_Requirement_:
All entries are to be quoted exactly; the images stay out of the copy.

** Start Input records **

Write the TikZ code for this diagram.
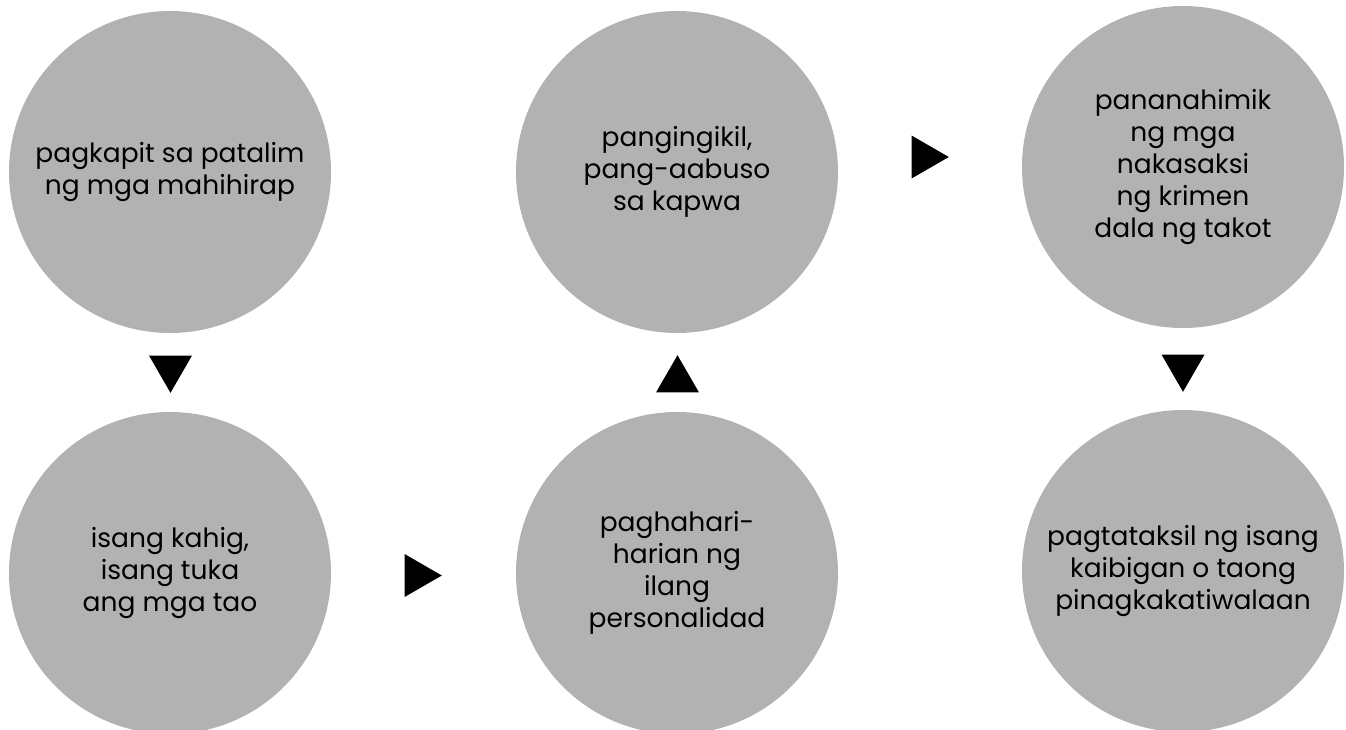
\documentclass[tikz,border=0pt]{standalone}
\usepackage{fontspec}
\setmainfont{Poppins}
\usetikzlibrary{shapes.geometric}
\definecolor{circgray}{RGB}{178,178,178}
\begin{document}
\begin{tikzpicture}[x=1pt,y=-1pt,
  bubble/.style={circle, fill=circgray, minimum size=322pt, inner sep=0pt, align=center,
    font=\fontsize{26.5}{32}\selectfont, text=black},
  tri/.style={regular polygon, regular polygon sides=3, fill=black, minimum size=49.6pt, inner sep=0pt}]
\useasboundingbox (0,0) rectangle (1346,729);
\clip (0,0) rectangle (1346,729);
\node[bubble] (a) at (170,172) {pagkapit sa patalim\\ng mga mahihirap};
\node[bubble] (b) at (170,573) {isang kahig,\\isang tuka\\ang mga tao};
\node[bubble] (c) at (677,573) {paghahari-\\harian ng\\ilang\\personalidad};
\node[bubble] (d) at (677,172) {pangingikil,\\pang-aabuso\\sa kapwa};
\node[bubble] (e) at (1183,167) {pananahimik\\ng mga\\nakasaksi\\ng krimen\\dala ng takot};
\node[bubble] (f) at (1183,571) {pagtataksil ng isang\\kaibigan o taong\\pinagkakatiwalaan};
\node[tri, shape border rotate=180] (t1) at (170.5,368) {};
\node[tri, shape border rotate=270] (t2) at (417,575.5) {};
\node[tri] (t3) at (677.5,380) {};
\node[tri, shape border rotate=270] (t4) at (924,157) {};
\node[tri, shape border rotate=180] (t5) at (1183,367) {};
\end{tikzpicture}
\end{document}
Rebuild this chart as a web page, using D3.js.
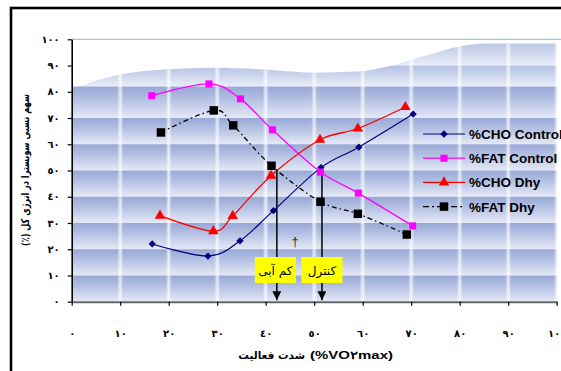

** End Input records **

_Response to the exercise_:
Write the TikZ code for this diagram.
\documentclass[tikz,border=0pt]{standalone}
\usepackage{fontspec}
\setmainfont{Poppins}
\usetikzlibrary{shapes.geometric}
\definecolor{circgray}{RGB}{178,178,178}
\begin{document}
\begin{tikzpicture}[x=1pt,y=-1pt,
  bubble/.style={circle, fill=circgray, minimum size=322pt, inner sep=0pt, align=center,
    font=\fontsize{26.5}{32}\selectfont, text=black},
  tri/.style={regular polygon, regular polygon sides=3, fill=black, minimum size=49.6pt, inner sep=0pt}]
\useasboundingbox (0,0) rectangle (1346,729);
\clip (0,0) rectangle (1346,729);
\node[bubble] (a) at (170,172) {pagkapit sa patalim\\ng mga mahihirap};
\node[bubble] (b) at (170,573) {isang kahig,\\isang tuka\\ang mga tao};
\node[bubble] (c) at (677,573) {paghahari-\\harian ng\\ilang\\personalidad};
\node[bubble] (d) at (677,172) {pangingikil,\\pang-aabuso\\sa kapwa};
\node[bubble] (e) at (1183,167) {pananahimik\\ng mga\\nakasaksi\\ng krimen\\dala ng takot};
\node[bubble] (f) at (1183,571) {pagtataksil ng isang\\kaibigan o taong\\pinagkakatiwalaan};
\node[tri, shape border rotate=180] (t1) at (170.5,368) {};
\node[tri, shape border rotate=270] (t2) at (417,575.5) {};
\node[tri] (t3) at (677.5,380) {};
\node[tri, shape border rotate=270] (t4) at (924,157) {};
\node[tri, shape border rotate=180] (t5) at (1183,367) {};
\end{tikzpicture}
\end{document}
Rebuild this chart as a web page, using D3.js.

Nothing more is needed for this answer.